Properly grounding the electrical system in your home is important for safety, and for a variety of other reasons, including the fact that surge protectors won’t work as well if it’s not. Well, you’ve looked in the electrical panel, and you’ve seen that thick copper stranded wire, and it’s connected to the water pipe, so everything’s hunky dory, right?
Not necessarily.
The water pipe has long been considered a great path to ground because it goes, well, into the ground outside your house. But unless the ground wire is connected right at the point where the pipes enter the house, you may not be properly grounded.
Here’s why.
You have a water heater, right? It’s quite possible it has plastic components inside, or maybe the installer used Teflon tape on the threads of various joints. If the ground wire is downstream of the water heater, the path to ground is interrupted.
Then there are water softeners. The water meter itself may break the path, too. Finally, you might have plastic connectors on various locations in your plumbing.
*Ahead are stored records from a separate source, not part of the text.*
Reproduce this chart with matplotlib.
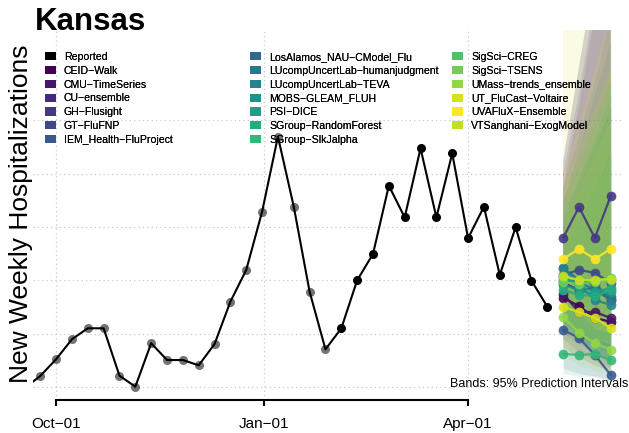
import matplotlib
matplotlib.use("Agg")
import matplotlib.pyplot as plt
import matplotlib.dates as mdates
from matplotlib.patches import Patch
import numpy as np
import pandas as pd

plt.rcParams['font.family'] = ['Liberation Sans', 'DejaVu Sans']

# reported weekly hospitalizations (Kansas), weekly from 2022-09-17
reported = [19.5, 24.1, 30.4, 37.9, 42.0, 42.0, 24.2, 20.1, 36.4, 30.1, 30.1, 28.1,
            36.1, 52.0, 63.9, 85.7, 113.9, 87.6, 55.7, 34.1, 42.0, 60.0, 69.9, 95.5,
            83.6, 109.5, 83.6, 107.6, 75.8, 87.6, 62.0, 79.9, 59.9, 50.1]
report_start = "2022-09-17"
n_gray = 20  # older points shown faded

forecast_dates = ["2023-05-13", "2023-05-20", "2023-05-27", "2023-06-03"]

models = ["CEID-Walk", "CMU-TimeSeries", "CU-ensemble", "GH-Flusight", "GT-FluFNP",
          "IEM_Health-FluProject", "LosAlamos_NAU-CModel_Flu",
          "LUcompUncertLab-humanjudgment", "LUcompUncertLab-TEVA", "MOBS-GLEAM_FLUH",
          "PSI-DICE", "SGroup-RandomForest", "SGroup-SlkJalpha", "SigSci-CREG",
          "SigSci-TSENS", "UMass-trends_ensemble", "UT_FluCast-Voltaire",
          "UVAFluX-Ensemble", "VTSanghani-ExogModel"]

median = [
    [53.4, 50.4, 45.9, 44.4],
    [54.9, 48.1, 48.1, 45.9],
    [59.0, 56.4, 57.1, 52.6],
    [75.9, 87.5, 75.9, 91.6],
    [62.0, 63.9, 62.8, 59.0],
    [41.4, 38.4, 32.0, 24.5],
    [64.6, 60.1, 58.3, 53.8],
    [60.1, 59.4, 56.4, 52.6],
    [64.6, 58.3, 52.6, 50.8],
    [58.3, 56.4, 54.5, 55.6],
    [61.3, 57.9, 55.6, 57.1],
    [56.4, 54.5, 54.1, 56.4],
    [32.4, 32.0, 32.4, 30.1],
    [61.3, 60.1, 59.8, 60.9],
    [59.4, 58.6, 59.4, 60.1],
    [46.3, 40.3, 36.5, 33.9],
    [50.0, 48.1, 45.9, 42.1],
    [68.0, 71.8, 68.0, 71.8],
    [61.6, 60.1, 60.1, 60.5],
]

lower95 = [
    [35, 31, 28, 26], [38, 33, 30, 27], [40, 36, 33, 30], [52, 55, 45, 50],
    [45, 42, 38, 34], [27, 25, 24, 22], [45, 38, 33, 29], [44, 40, 36, 32],
    [46, 38, 32, 28], [42, 37, 33, 30], [44, 38, 34, 31], [42, 38, 35, 33],
    [25, 24, 24, 23], [45, 41, 38, 36], [43, 40, 38, 36], [32, 28, 26, 25],
    [35, 31, 28, 26], [50, 48, 42, 40], [45, 41, 38, 36],
]

upper95 = [
    [100, 130, 165, 200], [95, 125, 160, 195], [105, 140, 175, 210], [105, 140, 175, 210],
    [80, 95, 110, 125], [70, 82, 95, 108], [90, 110, 130, 150], [85, 98, 112, 125],
    [95, 115, 135, 160], [82, 98, 114, 130], [90, 105, 120, 135], [75, 88, 100, 110],
    [70, 82, 95, 105], [85, 100, 115, 130], [90, 105, 120, 135], [80, 95, 108, 120],
    [160, 180, 200, 220], [100, 120, 140, 160], [95, 110, 125, 140],
]

colors = [plt.cm.viridis(v) for v in np.linspace(0, 1, 19)]
colors[17] = "#fde725"
colors[16] = "#d8e219"
colors[18] = "#c2df23"

dates = pd.date_range(report_start, periods=len(reported), freq="7D")
fdates = pd.to_datetime(forecast_dates)

fig = plt.figure(figsize=(6.29, 4.33), dpi=100)
ax = fig.add_axes([33 / 629, 33 / 433, 589 / 629, 370 / 433])

# grid
for gy in [20, 40, 60, 80, 100, 120]:
    ax.axhline(gy, color="#c8c8c8", lw=0.9, ls=(0, (1, 2.5)), zorder=0)
xt = pd.to_datetime(["2022-10-01", "2023-01-01", "2023-04-01"])
for gx in xt:
    ax.axvline(gx, color="#c8c8c8", lw=0.9, ls=(0, (1, 2.5)), zorder=0)

# prediction bands
for i in range(len(models)):
    ax.fill_between(fdates, lower95[i], upper95[i], color=colors[i], alpha=0.12,
                    lw=0, zorder=1)

# reported
ax.plot(dates, reported, color="black", lw=1.5, zorder=3)
ax.plot(dates[:n_gray], reported[:n_gray], "o", color="black", alpha=0.55,
        ms=6.5, mec="none", zorder=4)
ax.plot(dates[n_gray:], reported[n_gray:], "o", color="black", ms=6.5,
        mec="none", zorder=4)

# forecast medians
for i in range(len(models)):
    ax.plot(fdates, median[i], "-o", color=colors[i], lw=1.6, ms=7, mec="none",
            alpha=0.9, zorder=5)

ax.set_xlim(mdates.date2num(pd.Timestamp("2022-09-20 19:00")),
            mdates.date2num(pd.Timestamp("2023-06-08")))
ax.set_ylim(15.1, 153.9)

ax.set_xticks(xt)
ax.set_xticklabels(["Oct\u221201", "Jan\u221201", "Apr\u221201"], fontsize=11)
ax.set_yticks([])
ax.tick_params(axis="x", length=4, width=1.5, pad=8, direction="out")
for s in ["top", "right", "left"]:
    ax.spines[s].set_visible(False)
ax.spines["bottom"].set_linewidth(1.5)
ax.spines["bottom"].set_bounds(mdates.date2num(xt[0]), mdates.date2num(xt[-1]))

# legend, three fixed-width columns
labels = ["Reported"] + models
lcolors = ["black"] + colors
col_x = [45, 250, 452]
rows = [labels[0:7], labels[7:14], labels[14:20]]
crows = [lcolors[0:7], lcolors[7:14], lcolors[14:20]]
for c in range(3):
    handles = [Patch(facecolor=col, edgecolor="none") for col in crows[c]]
    txt = [t.replace("-", "\u2212") for t in rows[c]]
    leg = fig.legend(handles, txt, loc="upper left",
                     bbox_to_anchor=(col_x[c] / 629, 1 - 52 / 433),
                     frameon=False, fontsize=7.6, handlelength=1.0, handleheight=0.8,
                     handletextpad=0.8, labelspacing=0.36, borderpad=0,
                     borderaxespad=0)
    fig.add_artist(leg)

fig.text(35 / 629, 1 - 22 / 433, "Kansas", fontsize=22.5, fontweight="bold",
         ha="left", va="center")
fig.text(21 / 629, 1 - 214 / 433, "New Weekly Hospitalizations", fontsize=19,
         rotation=90, ha="center", va="center")
fig.text(628 / 629, 1 - 384 / 433, "Bands: 95% Prediction Intervals", fontsize=9,
         ha="right", va="center", zorder=10)

fig.savefig("out.png", dpi=100)
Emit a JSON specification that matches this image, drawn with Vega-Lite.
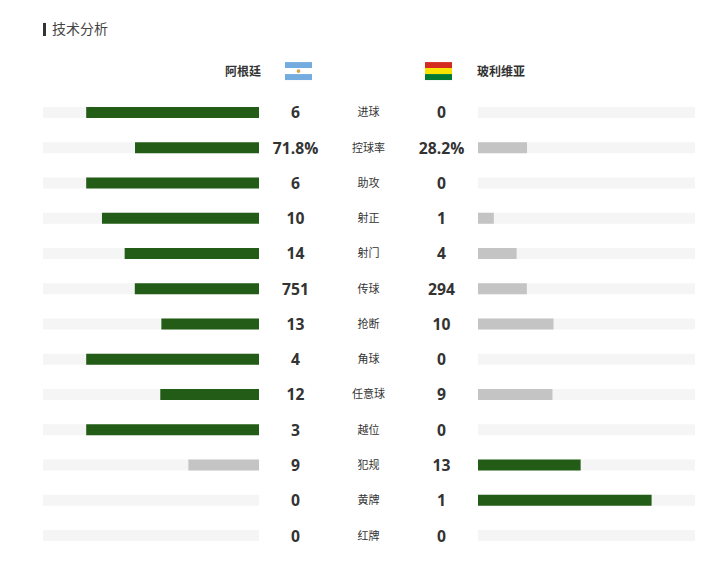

One solution is to attach a copper strap on one side of these interruptions, and connect it to the pipes on the upstream side. But ideally, the ground wire from the panel should connect either to the pipe where it first enters the house, or to a long rod driven into the ground or buried outside your house. To make sure this is done correctly, it’s a good idea to call in an electrician.
But in the meantime, you can determine if it’s necessary, by examining where the connection’s made to the water pipe system and by using a circuit tester at various outlets to check whether it’s properly grounded.